7. Na PW não se tratam os alunos como recipientes de dados e informações, e sim como pessoas jovens que devem se desenvolver amplamente, em todos os sentidos, isto é, no social, no artístico e no intelectual (em minha opinião, nessa ordem de importância). Dá-se igualmente muita ênfase ao fazer, o que significa o desenvolvimento da força de vontade. R. Steiner, citado no início, chamou a atenção de que o professor não ensina, ele dá os meios para o aluno se autoeducar. Uma característica fundamental da PW é que esses meios variam conforme a idade, como citado no item 1 acima. Especialmente, no ensino fundamental é tomado um cuidado muito grande para que o ensino não seja intelectualizante, para não prejudicar o desenvolvimento global dos jovens.

8. A menos de casos especiais, como no ensino das duas línguas estrangeiras dadas desde o 1° ano (no Brasil, uma delas é sempre o inglês), não são adotados livros-texto. Os alunos fazem cadernos de matéria, evitando-se a rigidez de um livro-texto. Esses cadernos são sempre lindamente decorados, de modo que os alunos sentem prazer em fazê-los e estudar por eles. Muitas vezes os ex-alunos guardam seus cadernos por toda a vida.

9. Uma característica interessante da PW são as peças teatrais curriculares, levadas por cada classe no 8° e 12° anos. Na primeira, o professor de classe escolhe a peça, distribui os papeis do ponto de vista pedagógico, e chama alguém com bons conhecimentos de direção teatral para dirigir a peça. Na segunda, os próprios alunos escolhem a peça, com aprovação do conselho dos professores, e distribuem os papeis. Em ambos os casos, o cenário é todo feito pelos alunos sob orientação dos professores de artes e artesanato. O acompanhamento musical é feito pelos próprios alunos e, nas 3 ou 4 apresentações da peça para a comunidade da escola e interessados, os papeis são distribuídos de modo que cada aluno representa outro papel em cada apresentação. Não é difícil imaginar-se o excepcional resultado educativo dessa atividade, com os alunos aprendendo dicção e a enfrentar o público, e desenvolvendo sensibilidade social ao prestarem atenção na fala e na movimentação dos outros atores, bem como à reação do público (por exemplo, não falar se há risadas). Na verdade, os alunos Waldorf já se acostumam a se apresentar em público desde o 1° ano, em pequenas apresentações durante as festas semestrais abertas à comunidade, onde cada classe se apresenta com um coro, com pequenas peças ou declamações, ou com euritmia (uma arte de movimento corporal introduzida por R. Steiner que ajuda muito a desenvolver coordenação motora e sensibilidade para a palavra ou sons musicais).

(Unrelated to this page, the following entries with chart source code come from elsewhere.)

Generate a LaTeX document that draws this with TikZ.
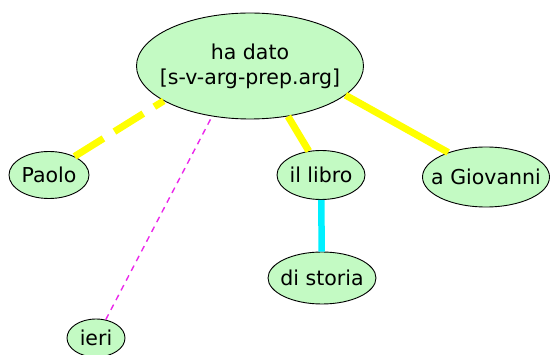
\documentclass[tikz,border=0pt]{standalone}
\usepackage{fontspec}
\setmainfont{DejaVu Sans}
\usepackage{tikz}
\usetikzlibrary{shapes.geometric}

\definecolor{nodegreen}{RGB}{195,250,195}
\definecolor{argyellow}{RGB}{255,255,0}
\definecolor{modcyan}{RGB}{0,240,255}
\definecolor{advmagenta}{RGB}{235,40,235}

\begin{document}
\begin{tikzpicture}[x=1pt,y=-1pt,
  word/.style={shape=ellipse,draw,line width=0.9pt,fill=nodegreen,inner sep=-40pt,
    align=center,font=\fontsize{20.5}{25}\selectfont},
  arg/.style={line width=7pt,draw=argyellow},
  subj/.style={arg,dash pattern=on 34pt off 13pt},
  mod/.style={line width=6.5pt,draw=modcyan},
  adv/.style={line width=1.4pt,draw=advmagenta,dash pattern=on 6pt off 5pt}]
%[inner sep=1mm]
\useasboundingbox (0,0) rectangle (551,355);
\path (250,66) node (hadato) [word,minimum width=227pt,minimum height=106pt] {ha dato\\{}[s-v-arg-prep.arg]};
\path (49,175) node (paolo) [word,minimum width=80pt,minimum height=47pt] {Paolo};
\path (96,338) node (ieri) [word,minimum width=58pt,minimum height=38pt] {ieri};
\path (321,175) node (libro) [word,minimum width=88pt,minimum height=49pt] {il libro};
\path (322,278) node (storia) [word,minimum width=108pt,minimum height=52pt] {di storia};
\path (486,177) node (giovanni) [word,minimum width=127pt,minimum height=60pt] {a Giovanni};

\draw [subj] (paolo.36) to (hadato.202);
\draw [adv] (ieri.62) to (hadato.233);
\draw [arg] (libro.117) to (hadato.307);
\draw [arg] (giovanni.147) to (hadato.343);
\draw [mod] (libro) to (storia);
\end{tikzpicture}
\end{document}
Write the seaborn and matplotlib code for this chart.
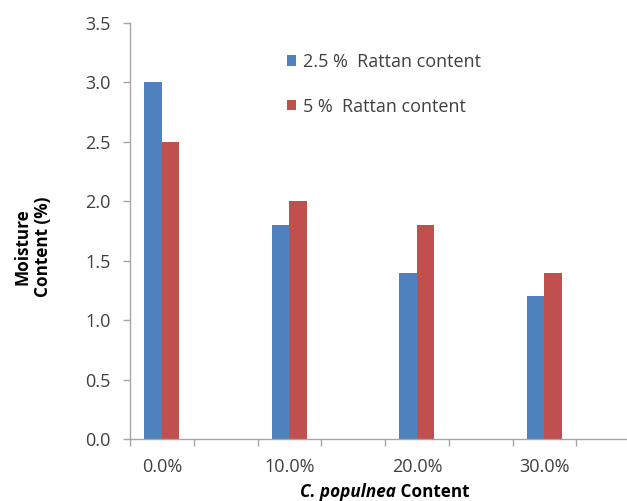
import matplotlib
matplotlib.use("Agg")
import matplotlib.pyplot as plt
from matplotlib.ticker import FixedLocator, NullFormatter
import seaborn as sns
import pandas as pd
import numpy as np

# C. populnea content levels and measured moisture content (%)
categories = ["0.0%", "10.0%", "20.0%", "30.0%"]
rattan_2_5 = [3.0, 1.8, 1.4, 1.2]
rattan_5 = [2.5, 2.0, 1.8, 1.4]
series_names = ["2.5 %  Rattan content", "5 %  Rattan content"]
y_ticks = [0.0, 0.5, 1.0, 1.5, 2.0, 2.5, 3.0, 3.5]

colors = ["#4F81BD", "#C0504D"]
axis_grey = "#A6A6A6"
text_grey = "#404040"

sns.set_theme(style="white")
plt.rcParams["font.family"] = ["Open Sans", "DejaVu Sans"]

df = pd.DataFrame({
    "content": categories * 2,
    "moisture": rattan_2_5 + rattan_5,
    "series": [series_names[0]] * len(categories) + [series_names[1]] * len(categories),
})

# category slots: the labelled levels with unlabelled slots between them
order = []
for i, c in enumerate(categories):
    order.append(c)
    if i < len(categories) - 1:
        order.append(" " * (i + 1))

fig = plt.figure(figsize=(6.27, 5.01), dpi=100)
ax = fig.add_axes([130 / 627, 62 / 501, 510 / 627, 416 / 501])

sns.barplot(data=df, x="content", y="moisture", hue="series",
            order=order, hue_order=series_names, palette=colors,
            width=0.55, saturation=1, linewidth=0, ax=ax)

ax.set_xlim(-0.5, len(order) - 0.5 + 1)
ax.set_ylim(0, 3.5)
ax.set_yticks(y_ticks)
ax.set_yticklabels([f"{v:.1f}" for v in y_ticks])

# boundary ticks between slots, labels centred on the slots
ax.xaxis.set_major_locator(FixedLocator(np.arange(-0.5, len(order), 1.0)))
ax.xaxis.set_major_formatter(NullFormatter())
ax.xaxis.set_minor_locator(FixedLocator(np.arange(len(order))))
ax.set_xticklabels(order, minor=True)
ax.tick_params(axis="x", which="major", length=5, width=1, color=axis_grey, direction="out", bottom=True)
ax.tick_params(axis="x", which="minor", length=0, pad=14, labelsize=13, labelcolor=text_grey, bottom=True)
ax.tick_params(axis="y", length=5, width=1, color=axis_grey, direction="out", left=True,
               pad=9, labelsize=13, labelcolor=text_grey)

for side in ("top", "right"):
    ax.spines[side].set_visible(False)
for side in ("left", "bottom"):
    ax.spines[side].set_color(axis_grey)
    ax.spines[side].set_linewidth(1)

ax.set_xlabel("")
ax.set_ylabel("")

handles, labels = ax.get_legend_handles_labels()
ax.legend(handles, labels, loc="upper left", bbox_to_anchor=(287 / 627, 1 - 53 / 501),
          bbox_transform=fig.transFigure, frameon=False, fontsize=13,
          borderpad=0, borderaxespad=0,
          handlelength=0.5, handleheight=0.5, handletextpad=0.4, labelspacing=1.48,
          labelcolor=text_grey)

fig.text(33 / 627, 1 - 247 / 501, "Moisture\nContent (%)", rotation=90,
         ha="center", va="center", ma="center", fontsize=12.3, fontweight="bold",
         color="black", linespacing=1.2)

xl = fig.text(300 / 627, 1 - 497 / 501, "C. populnea", ha="left", va="baseline",
              fontsize=12.3, fontweight="bold", fontstyle="italic", color="black")
ax.annotate(" Content", xy=(1, 0), xycoords=xl, ha="left", va="bottom",
            fontsize=12.3, fontweight="bold", color="black", annotation_clip=False)

fig.savefig("out.png", dpi=100, facecolor="white")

10. Uma verdadeira escola Waldorf não usa meios eletrônicos no ensino, e seu uso pelos alunos não é incentivado. Essa posição, que sempre foi assim, está corroborada pelo conhecimento que já se tem de que crianças e adolescentes simplesmente não têm maturidade para usar bem esses aparelhos e pela comprovação científica dos males que eles produzem nos jovens. Por exemplo, eles/as não têm discernimento suficiente para distinguirem o que é bom ou ruim, e não conseguem se controlar no uso dos aparelhos, que acabam tendo influências nefastas no seu desenvolvimento. Pesquisa de 2019 da Univ. Fed. do Espírito Santo mostrou que no Brasil 25% dos jovens entre 15 e 19 anos são viciados na Internet, portanto qualquer incentivo ao seu uso, como fazer nela buscas por certos assuntos, coloca os alunos em perigo, inclusive dos assim chamados predadores. No entanto, levando-se em conta que praticamente todos os adolescentes já usam a Internet, ela pode ser empregada, com restrições, no ensino médio. É fundamental que se chame a atenção dos alunos para os males que o uso indiscriminado da Internet causa, por exemplo na capacidade de pensar, na criatividade e na sensibilidade social.

 

O futuro do ensino e da aprendizagem não é serem mais tecnológicos, e sim mais humanos, conforme o título do excelente livro sobre PW do Dr. Rudolf Lanz: "A Pedagogia Waldorf: caminho para um ensino mais humano", que contém um apêndice meu sobre meios eletrônicos e educação.

Convido os leitores a visitarem sites de escolas Waldorf e a virem apreciar as exposições pedagógicas nos Bazares Natalinos das diversas escolas, e ver os resultados dessa pedagogia pelos trabalhos e cadernos dos alunos feitos durante o ano. É mais interessante do que visitar um museu, pois nessas exposições pode-se seguir o desenvolvimento das crianças e jovens classe a classe. Em uma escola com ensino médio, ao ver os trabalhos expostos, não se pode deixar de pensar que todos os alunos são verdadeiros artistas e artesãos, de tanto que se desenvolveram em sua capacidade de expressão artística e artesanal. Examinando-se os trabalhos de conclusão de curso, fica-se admirado com a profundidade intelectual. Em particular, não há pessoa que visite um jardim de infância Waldorf e não sinta vontade de ser criança novamente...

Quem não conhece a PW não sabe o que podem ser um ensino e uma aprendizagem profundamente humanos e de sucesso.

++++

Agradecimento. Agradeço à minha esposa Sonia A.L. Setzer por várias sugestões.